- **Problem to work on**:
Output the material below unchanged, apart from leaving out the pictures.
START Dataset excerpt
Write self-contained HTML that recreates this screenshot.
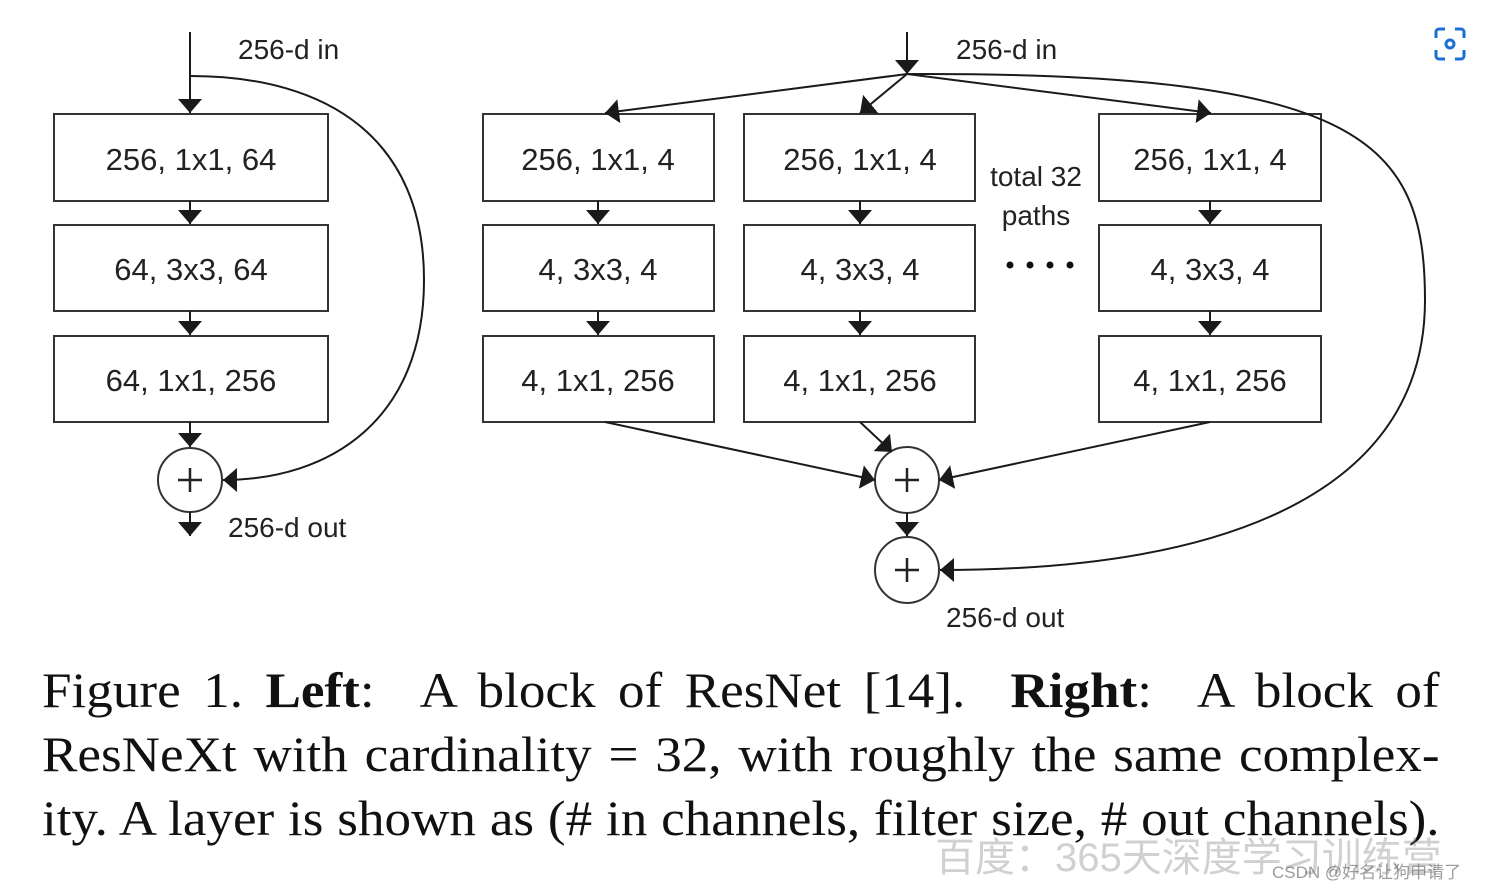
<!DOCTYPE html>
<html><head><meta charset="utf-8"><style>
html,body{margin:0;padding:0;background:#fff;}
body{width:1496px;height:888px;overflow:hidden;position:relative;}
svg{position:absolute;left:0;top:0;}
.cap{position:absolute;left:42px;width:1316px;font-family:"Liberation Serif",serif;font-size:50px;color:#111;line-height:64px;text-align:justify;text-align-last:justify;white-space:nowrap;transform:scaleX(1.062);transform-origin:0 0;}
.wm{position:absolute;font-family:"Liberation Sans","Noto Sans CJK SC",sans-serif;color:rgba(120,120,120,0.35);}
</style></head><body>
<svg width="1496" height="888" xmlns="http://www.w3.org/2000/svg">
<defs>
<marker id="a" viewBox="0 0 14 24" refX="14" refY="12" markerWidth="14" markerHeight="24" markerUnits="userSpaceOnUse" orient="auto"><path d="M0,0 L14,12 L0,24 Z" fill="#1a1a1a"/></marker>
</defs>
<g stroke="#333" stroke-width="2" fill="none">
<rect x="54" y="114" width="274" height="87"/>
<rect x="54" y="225" width="274" height="86"/>
<rect x="54" y="336" width="274" height="86"/>
<rect x="483" y="114" width="231" height="87"/>
<rect x="483" y="225" width="231" height="86"/>
<rect x="483" y="336" width="231" height="86"/>
<rect x="744" y="114" width="231" height="87"/>
<rect x="744" y="225" width="231" height="86"/>
<rect x="744" y="336" width="231" height="86"/>
<rect x="1099" y="114" width="222" height="87"/>
<rect x="1099" y="225" width="222" height="86"/>
<rect x="1099" y="336" width="222" height="86"/>
<circle cx="190" cy="480" r="32"/>
<ellipse cx="907" cy="480" rx="32" ry="33"/>
<ellipse cx="907" cy="570" rx="32" ry="33"/>
</g>
<g stroke="#1a1a1a" stroke-width="2" fill="none">
<line x1="190" y1="32" x2="190" y2="113" marker-end="url(#a)"/>
<line x1="190" y1="201" x2="190" y2="224" marker-end="url(#a)"/>
<line x1="190" y1="311" x2="190" y2="335" marker-end="url(#a)"/>
<line x1="190" y1="422" x2="190" y2="447" marker-end="url(#a)"/>
<line x1="190" y1="512" x2="190" y2="536" marker-end="url(#a)"/>
<path d="M190,76 C330,76 424,140 424,280 C424,420 330,480 223,480" marker-end="url(#a)"/>
<line x1="907" y1="32" x2="907" y2="74" marker-end="url(#a)"/>
<line x1="907" y1="74" x2="605" y2="113" marker-end="url(#a)"/>
<line x1="907" y1="74" x2="860" y2="113" marker-end="url(#a)"/>
<line x1="907" y1="74" x2="1211" y2="113" marker-end="url(#a)"/>
<path d="M907,74 C1360,72 1425,140 1425,300 C1425,480 1250,570 940,570" marker-end="url(#a)"/>
<line x1="598" y1="201" x2="598" y2="224" marker-end="url(#a)"/>
<line x1="598" y1="311" x2="598" y2="335" marker-end="url(#a)"/>
<line x1="860" y1="201" x2="860" y2="224" marker-end="url(#a)"/>
<line x1="860" y1="311" x2="860" y2="335" marker-end="url(#a)"/>
<line x1="1210" y1="201" x2="1210" y2="224" marker-end="url(#a)"/>
<line x1="1210" y1="311" x2="1210" y2="335" marker-end="url(#a)"/>
<line x1="605" y1="422" x2="875" y2="480" marker-end="url(#a)"/>
<line x1="860" y1="422" x2="892" y2="452" marker-end="url(#a)"/>
<line x1="1210" y1="422" x2="939" y2="480" marker-end="url(#a)"/>
<line x1="907" y1="513" x2="907" y2="536" marker-end="url(#a)"/>
</g>
<g stroke="#222" stroke-width="2.5">
<line x1="178" y1="480" x2="202" y2="480"/><line x1="190" y1="468" x2="190" y2="492"/>
<line x1="895" y1="480" x2="919" y2="480"/><line x1="907" y1="468" x2="907" y2="492"/>
<line x1="895" y1="570" x2="919" y2="570"/><line x1="907" y1="558" x2="907" y2="582"/>
</g>
<g font-family="Liberation Sans, sans-serif" font-size="31" fill="#222" text-anchor="middle">
<text x="191" y="170">256, 1x1, 64</text>
<text x="191" y="280">64, 3x3, 64</text>
<text x="191" y="391">64, 1x1, 256</text>
<text x="598" y="170">256, 1x1, 4</text>
<text x="598" y="280">4, 3x3, 4</text>
<text x="598" y="391">4, 1x1, 256</text>
<text x="860" y="170">256, 1x1, 4</text>
<text x="860" y="280">4, 3x3, 4</text>
<text x="860" y="391">4, 1x1, 256</text>
<text x="1210" y="170">256, 1x1, 4</text>
<text x="1210" y="280">4, 3x3, 4</text>
<text x="1210" y="391">4, 1x1, 256</text>
</g>
<g font-family="Liberation Sans, sans-serif" font-size="28" fill="#222">
<text x="238" y="59">256-d in</text>
<text x="956" y="59">256-d in</text>
<text x="228" y="537">256-d out</text>
<text x="946" y="627">256-d out</text>
<text x="1036" y="186" text-anchor="middle">total 32</text>
<text x="1036" y="225" text-anchor="middle">paths</text>
</g>
<g fill="#111"><circle cx="1010" cy="265" r="3.5"/><circle cx="1030" cy="265" r="3.5"/><circle cx="1050" cy="265" r="3.5"/><circle cx="1070" cy="265" r="3.5"/></g>
<g fill="none" stroke="#1a6fd0" stroke-width="3">
<path d="M1436,38 v-6 a3,3 0 0 1 3,-3 h6 M1455,29 h6 a3,3 0 0 1 3,3 v6 M1464,50 v6 a3,3 0 0 1 -3,3 h-6 M1445,59 h-6 a3,3 0 0 1 -3,-3 v-6"/>
<circle cx="1450" cy="44" r="4"/>
</g>
</svg>
<div class="cap" style="top:658px">Figure 1. <b>Left</b>: &nbsp;A block of ResNet [14]. &nbsp;<b>Right</b>: &nbsp;A block of</div>
<div class="cap" style="top:722px">ResNeXt with cardinality = 32, with roughly the same complex-</div>
<div class="cap" style="top:786px">ity. A layer is shown as (# in channels, filter size, # out channels).</div>
<div class="wm" style="left:935px;top:825px;font-size:40px">百度：365天深度学习训练营</div>
<div class="wm" style="left:1272px;top:858px;font-size:17px;color:rgba(90,90,90,0.6)">CSDN @好名让狗申请了</div>
</body></html>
END Dataset excerpt
- **Exercise response**:
Write self-contained HTML that recreates this screenshot.
<!DOCTYPE html>
<html><head><meta charset="utf-8"><style>
html,body{margin:0;padding:0;background:#fff;}
body{width:1496px;height:888px;overflow:hidden;position:relative;}
svg{position:absolute;left:0;top:0;}
.cap{position:absolute;left:42px;width:1316px;font-family:"Liberation Serif",serif;font-size:50px;color:#111;line-height:64px;text-align:justify;text-align-last:justify;white-space:nowrap;transform:scaleX(1.062);transform-origin:0 0;}
.wm{position:absolute;font-family:"Liberation Sans","Noto Sans CJK SC",sans-serif;color:rgba(120,120,120,0.35);}
</style></head><body>
<svg width="1496" height="888" xmlns="http://www.w3.org/2000/svg">
<defs>
<marker id="a" viewBox="0 0 14 24" refX="14" refY="12" markerWidth="14" markerHeight="24" markerUnits="userSpaceOnUse" orient="auto"><path d="M0,0 L14,12 L0,24 Z" fill="#1a1a1a"/></marker>
</defs>
<g stroke="#333" stroke-width="2" fill="none">
<rect x="54" y="114" width="274" height="87"/>
<rect x="54" y="225" width="274" height="86"/>
<rect x="54" y="336" width="274" height="86"/>
<rect x="483" y="114" width="231" height="87"/>
<rect x="483" y="225" width="231" height="86"/>
<rect x="483" y="336" width="231" height="86"/>
<rect x="744" y="114" width="231" height="87"/>
<rect x="744" y="225" width="231" height="86"/>
<rect x="744" y="336" width="231" height="86"/>
<rect x="1099" y="114" width="222" height="87"/>
<rect x="1099" y="225" width="222" height="86"/>
<rect x="1099" y="336" width="222" height="86"/>
<circle cx="190" cy="480" r="32"/>
<ellipse cx="907" cy="480" rx="32" ry="33"/>
<ellipse cx="907" cy="570" rx="32" ry="33"/>
</g>
<g stroke="#1a1a1a" stroke-width="2" fill="none">
<line x1="190" y1="32" x2="190" y2="113" marker-end="url(#a)"/>
<line x1="190" y1="201" x2="190" y2="224" marker-end="url(#a)"/>
<line x1="190" y1="311" x2="190" y2="335" marker-end="url(#a)"/>
<line x1="190" y1="422" x2="190" y2="447" marker-end="url(#a)"/>
<line x1="190" y1="512" x2="190" y2="536" marker-end="url(#a)"/>
<path d="M190,76 C330,76 424,140 424,280 C424,420 330,480 223,480" marker-end="url(#a)"/>
<line x1="907" y1="32" x2="907" y2="74" marker-end="url(#a)"/>
<line x1="907" y1="74" x2="605" y2="113" marker-end="url(#a)"/>
<line x1="907" y1="74" x2="860" y2="113" marker-end="url(#a)"/>
<line x1="907" y1="74" x2="1211" y2="113" marker-end="url(#a)"/>
<path d="M907,74 C1360,72 1425,140 1425,300 C1425,480 1250,570 940,570" marker-end="url(#a)"/>
<line x1="598" y1="201" x2="598" y2="224" marker-end="url(#a)"/>
<line x1="598" y1="311" x2="598" y2="335" marker-end="url(#a)"/>
<line x1="860" y1="201" x2="860" y2="224" marker-end="url(#a)"/>
<line x1="860" y1="311" x2="860" y2="335" marker-end="url(#a)"/>
<line x1="1210" y1="201" x2="1210" y2="224" marker-end="url(#a)"/>
<line x1="1210" y1="311" x2="1210" y2="335" marker-end="url(#a)"/>
<line x1="605" y1="422" x2="875" y2="480" marker-end="url(#a)"/>
<line x1="860" y1="422" x2="892" y2="452" marker-end="url(#a)"/>
<line x1="1210" y1="422" x2="939" y2="480" marker-end="url(#a)"/>
<line x1="907" y1="513" x2="907" y2="536" marker-end="url(#a)"/>
</g>
<g stroke="#222" stroke-width="2.5">
<line x1="178" y1="480" x2="202" y2="480"/><line x1="190" y1="468" x2="190" y2="492"/>
<line x1="895" y1="480" x2="919" y2="480"/><line x1="907" y1="468" x2="907" y2="492"/>
<line x1="895" y1="570" x2="919" y2="570"/><line x1="907" y1="558" x2="907" y2="582"/>
</g>
<g font-family="Liberation Sans, sans-serif" font-size="31" fill="#222" text-anchor="middle">
<text x="191" y="170">256, 1x1, 64</text>
<text x="191" y="280">64, 3x3, 64</text>
<text x="191" y="391">64, 1x1, 256</text>
<text x="598" y="170">256, 1x1, 4</text>
<text x="598" y="280">4, 3x3, 4</text>
<text x="598" y="391">4, 1x1, 256</text>
<text x="860" y="170">256, 1x1, 4</text>
<text x="860" y="280">4, 3x3, 4</text>
<text x="860" y="391">4, 1x1, 256</text>
<text x="1210" y="170">256, 1x1, 4</text>
<text x="1210" y="280">4, 3x3, 4</text>
<text x="1210" y="391">4, 1x1, 256</text>
</g>
<g font-family="Liberation Sans, sans-serif" font-size="28" fill="#222">
<text x="238" y="59">256-d in</text>
<text x="956" y="59">256-d in</text>
<text x="228" y="537">256-d out</text>
<text x="946" y="627">256-d out</text>
<text x="1036" y="186" text-anchor="middle">total 32</text>
<text x="1036" y="225" text-anchor="middle">paths</text>
</g>
<g fill="#111"><circle cx="1010" cy="265" r="3.5"/><circle cx="1030" cy="265" r="3.5"/><circle cx="1050" cy="265" r="3.5"/><circle cx="1070" cy="265" r="3.5"/></g>
<g fill="none" stroke="#1a6fd0" stroke-width="3">
<path d="M1436,38 v-6 a3,3 0 0 1 3,-3 h6 M1455,29 h6 a3,3 0 0 1 3,3 v6 M1464,50 v6 a3,3 0 0 1 -3,3 h-6 M1445,59 h-6 a3,3 0 0 1 -3,-3 v-6"/>
<circle cx="1450" cy="44" r="4"/>
</g>
</svg>
<div class="cap" style="top:658px">Figure 1. <b>Left</b>: &nbsp;A block of ResNet [14]. &nbsp;<b>Right</b>: &nbsp;A block of</div>
<div class="cap" style="top:722px">ResNeXt with cardinality = 32, with roughly the same complex-</div>
<div class="cap" style="top:786px">ity. A layer is shown as (# in channels, filter size, # out channels).</div>
<div class="wm" style="left:935px;top:825px;font-size:40px">百度：365天深度学习训练营</div>
<div class="wm" style="left:1272px;top:858px;font-size:17px;color:rgba(90,90,90,0.6)">CSDN @好名让狗申请了</div>
</body></html>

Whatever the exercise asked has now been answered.